What is needed: Reproduce every line of the listing as written, apart from the pictures.

Stored data:
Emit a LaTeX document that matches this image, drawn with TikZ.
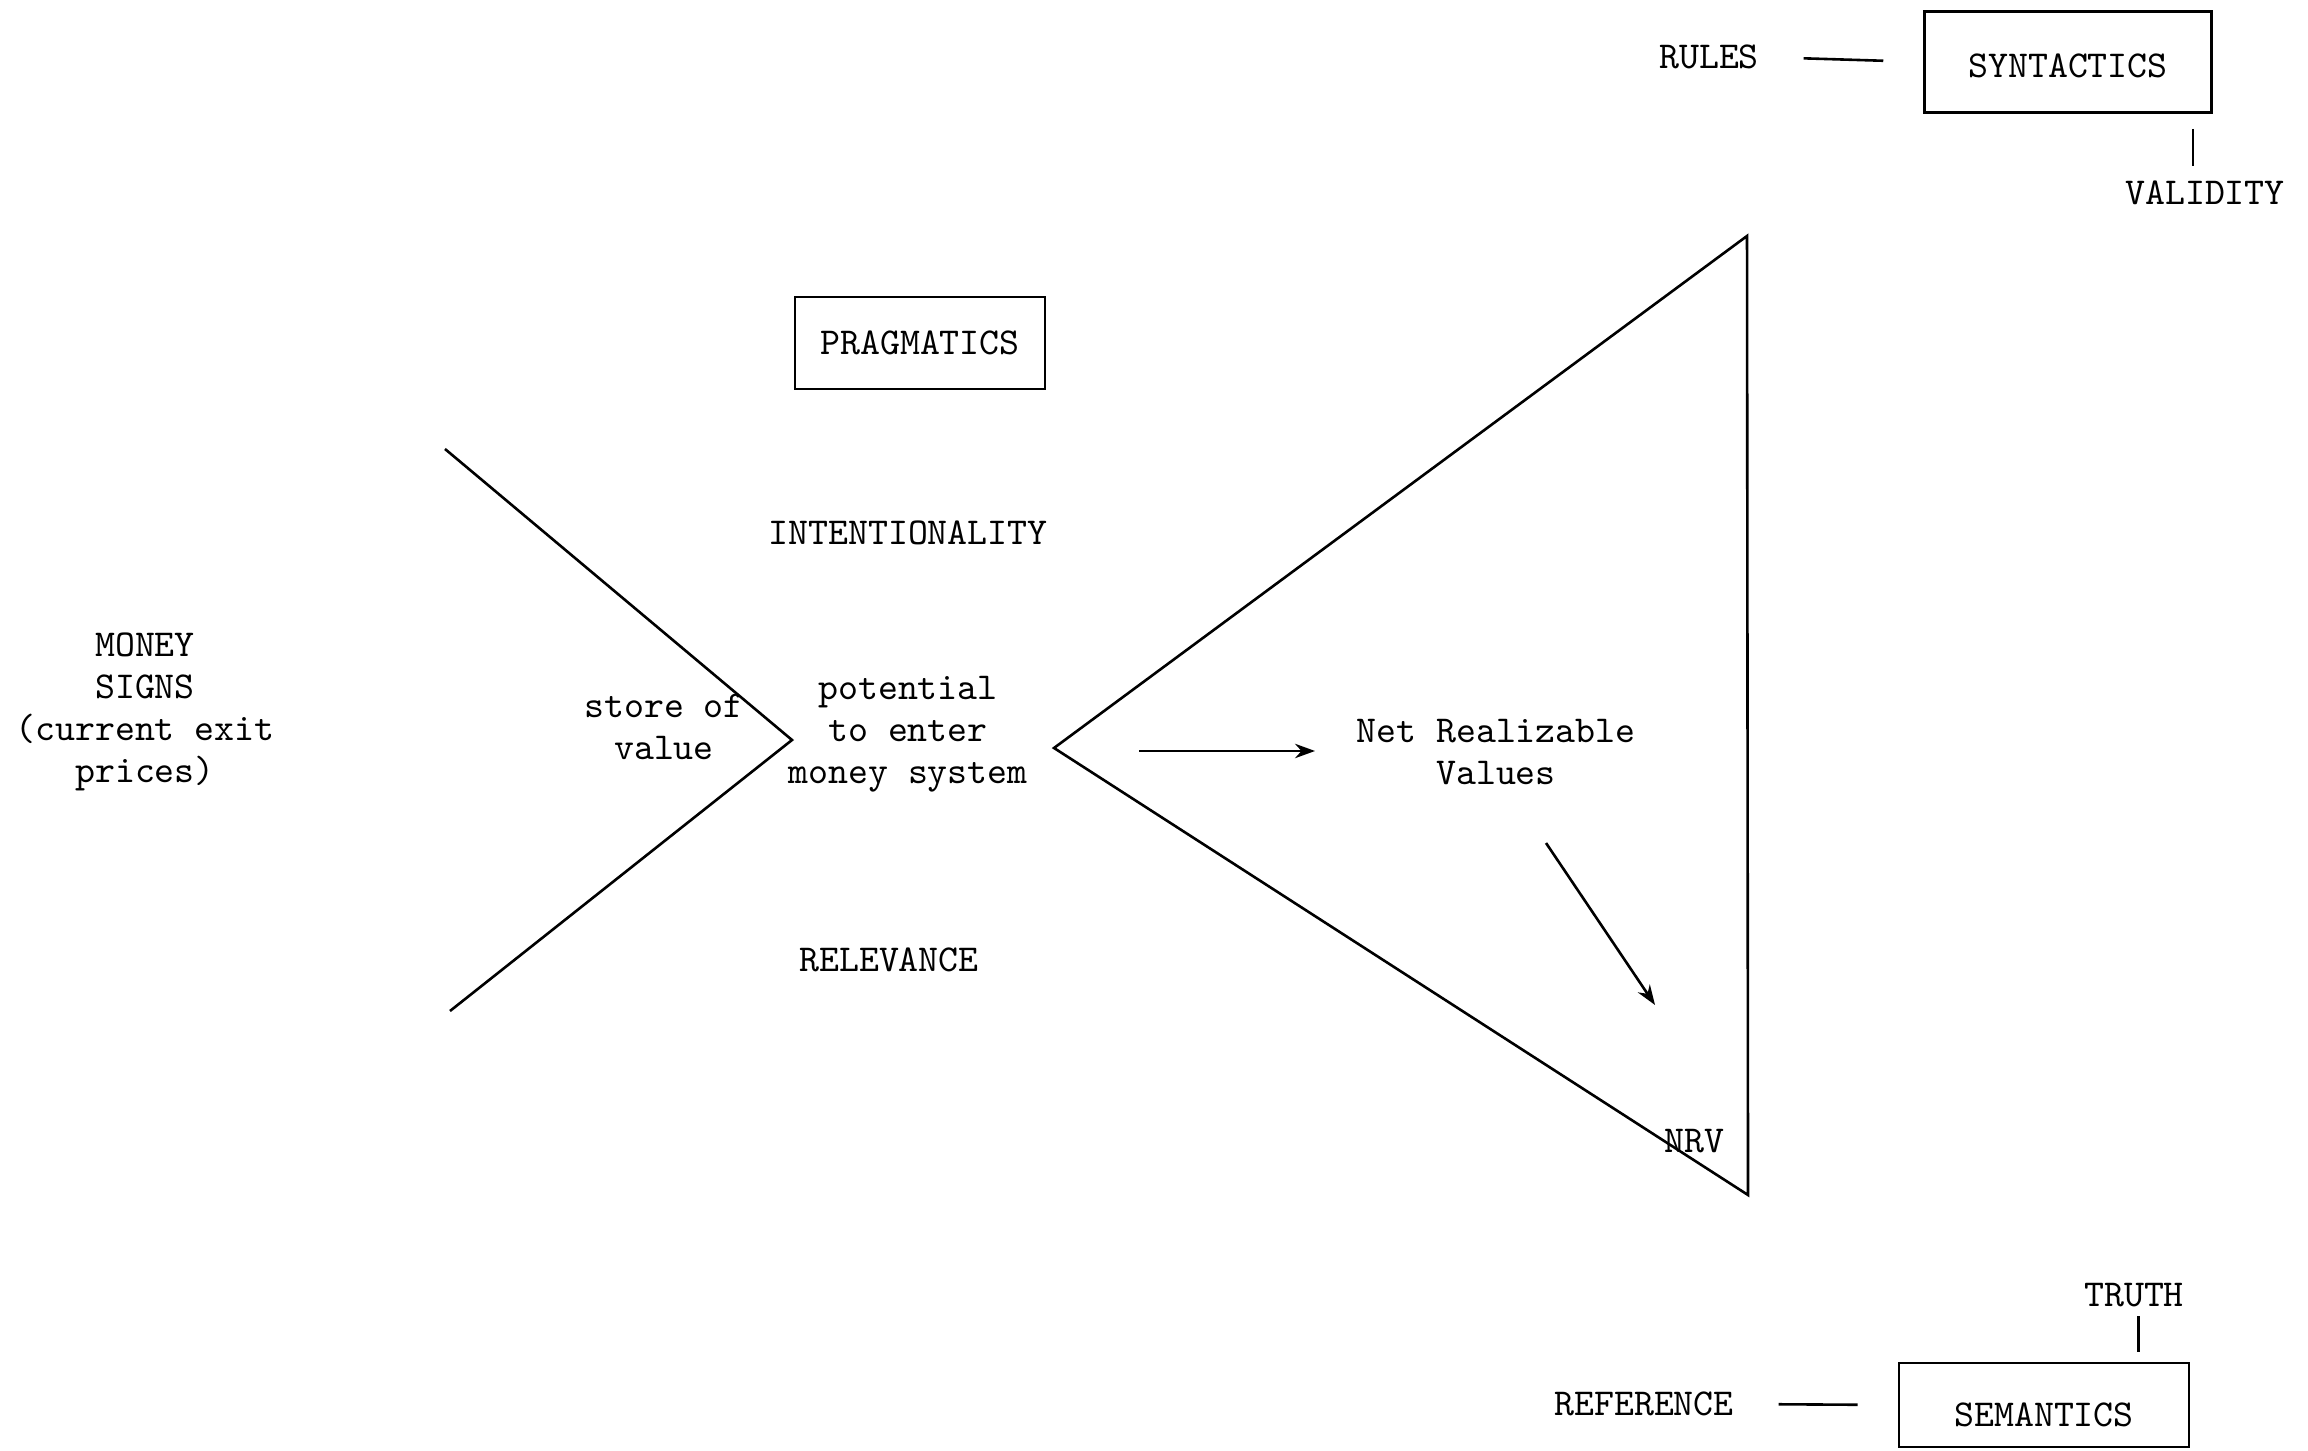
\documentclass[tikz,border=0pt]{standalone}
\usepackage{fontspec}
\usetikzlibrary{arrows.meta,calc}
\begin{document}
\begin{tikzpicture}[x=0.25pt,y=-0.25pt,
  txt/.style={inner sep=0pt, align=center, font=\ttfamily\fontsize{9.5}{10.5}\selectfont},
  box/.style={txt, draw, line width=0.65pt},
  ln/.style={line width=0.65pt},
  arr/.style={ln, -{Stealth[length=5pt,width=3.6pt]}}]
\useasboundingbox (0,0) rectangle (2308,1451);

% the three branches of semiotics
\node[box, minimum width=71.75pt, minimum height=25.25pt, text height=8pt, text depth=0pt] (syn) at (2068,62) {SYNTACTICS};
\node[txt] (rules) at (1709,57) {RULES};
\node[txt] (valid) at (2205,193) {VALIDITY};
\draw[ln, shorten <=11pt, shorten >=10pt] (rules.east) -- (syn.west);
\draw[ln] ($(syn.south east)+(-20,15)$) -- ($(syn.south east)+(-20,52)$);

\node[box, minimum width=62.5pt, minimum height=23pt] (prag) at (920,343) {PRAGMATICS};

\node[box, minimum width=72.5pt, minimum height=21pt, text height=10.8pt, text depth=0pt] (sem) at (2044,1405) {SEMANTICS};
\node[txt] (refer) at (1644,1404) {REFERENCE};
\node[txt] (truth) at (2134,1295) {TRUTH};
\draw[ln, shorten <=11pt, shorten >=10pt] (refer.east) -- (sem.west);
\draw[ln] ($(sem.north east)+(-52,-10)$) -- ($(sem.north east)+(-52,-46)$);

% pragmatic dimension labels
\node[txt] (intent) at (908,533) {INTENTIONALITY};
\node[txt] (relev) at (889,960) {RELEVANCE};

% left chevron: money signs as a store of value
\draw[ln] (445,449) -- (792,740) -- (450,1011);
\node[txt] (money) at (145,712) {MONEY\\SIGNS\\(current exit\\prices)};
\node[txt] (store) at (664,727) {store of\\value};
\node[txt] (poten) at (908,734) {potential\\to enter\\money system};

% right triangle: net realizable values
\coordinate (tl) at (1054,748);
\coordinate (tt) at (1747,236);
\coordinate (tb) at (1748,1195);
\draw[ln] (tt) -- (tl) -- (tb) -- cycle;
\node[txt] (nrvals) at (1496,752) {Net Realizable\\Values};
\node[txt] (nrv) at (1694,1141) {NRV};
\draw[arr] (1139,751) -- (1315,751);
\draw[arr] (1546,843) -- (1655,1005);
\end{tikzpicture}
\end{document}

Solution to this task:
Emit a LaTeX document that matches this image, drawn with TikZ.
\documentclass[tikz,border=0pt]{standalone}
\usepackage{fontspec}
\usetikzlibrary{arrows.meta,calc}
\begin{document}
\begin{tikzpicture}[x=0.25pt,y=-0.25pt,
  txt/.style={inner sep=0pt, align=center, font=\ttfamily\fontsize{9.5}{10.5}\selectfont},
  box/.style={txt, draw, line width=0.65pt},
  ln/.style={line width=0.65pt},
  arr/.style={ln, -{Stealth[length=5pt,width=3.6pt]}}]
\useasboundingbox (0,0) rectangle (2308,1451);

% the three branches of semiotics
\node[box, minimum width=71.75pt, minimum height=25.25pt, text height=8pt, text depth=0pt] (syn) at (2068,62) {SYNTACTICS};
\node[txt] (rules) at (1709,57) {RULES};
\node[txt] (valid) at (2205,193) {VALIDITY};
\draw[ln, shorten <=11pt, shorten >=10pt] (rules.east) -- (syn.west);
\draw[ln] ($(syn.south east)+(-20,15)$) -- ($(syn.south east)+(-20,52)$);

\node[box, minimum width=62.5pt, minimum height=23pt] (prag) at (920,343) {PRAGMATICS};

\node[box, minimum width=72.5pt, minimum height=21pt, text height=10.8pt, text depth=0pt] (sem) at (2044,1405) {SEMANTICS};
\node[txt] (refer) at (1644,1404) {REFERENCE};
\node[txt] (truth) at (2134,1295) {TRUTH};
\draw[ln, shorten <=11pt, shorten >=10pt] (refer.east) -- (sem.west);
\draw[ln] ($(sem.north east)+(-52,-10)$) -- ($(sem.north east)+(-52,-46)$);

% pragmatic dimension labels
\node[txt] (intent) at (908,533) {INTENTIONALITY};
\node[txt] (relev) at (889,960) {RELEVANCE};

% left chevron: money signs as a store of value
\draw[ln] (445,449) -- (792,740) -- (450,1011);
\node[txt] (money) at (145,712) {MONEY\\SIGNS\\(current exit\\prices)};
\node[txt] (store) at (664,727) {store of\\value};
\node[txt] (poten) at (908,734) {potential\\to enter\\money system};

% right triangle: net realizable values
\coordinate (tl) at (1054,748);
\coordinate (tt) at (1747,236);
\coordinate (tb) at (1748,1195);
\draw[ln] (tt) -- (tl) -- (tb) -- cycle;
\node[txt] (nrvals) at (1496,752) {Net Realizable\\Values};
\node[txt] (nrv) at (1694,1141) {NRV};
\draw[arr] (1139,751) -- (1315,751);
\draw[arr] (1546,843) -- (1655,1005);
\end{tikzpicture}
\end{document}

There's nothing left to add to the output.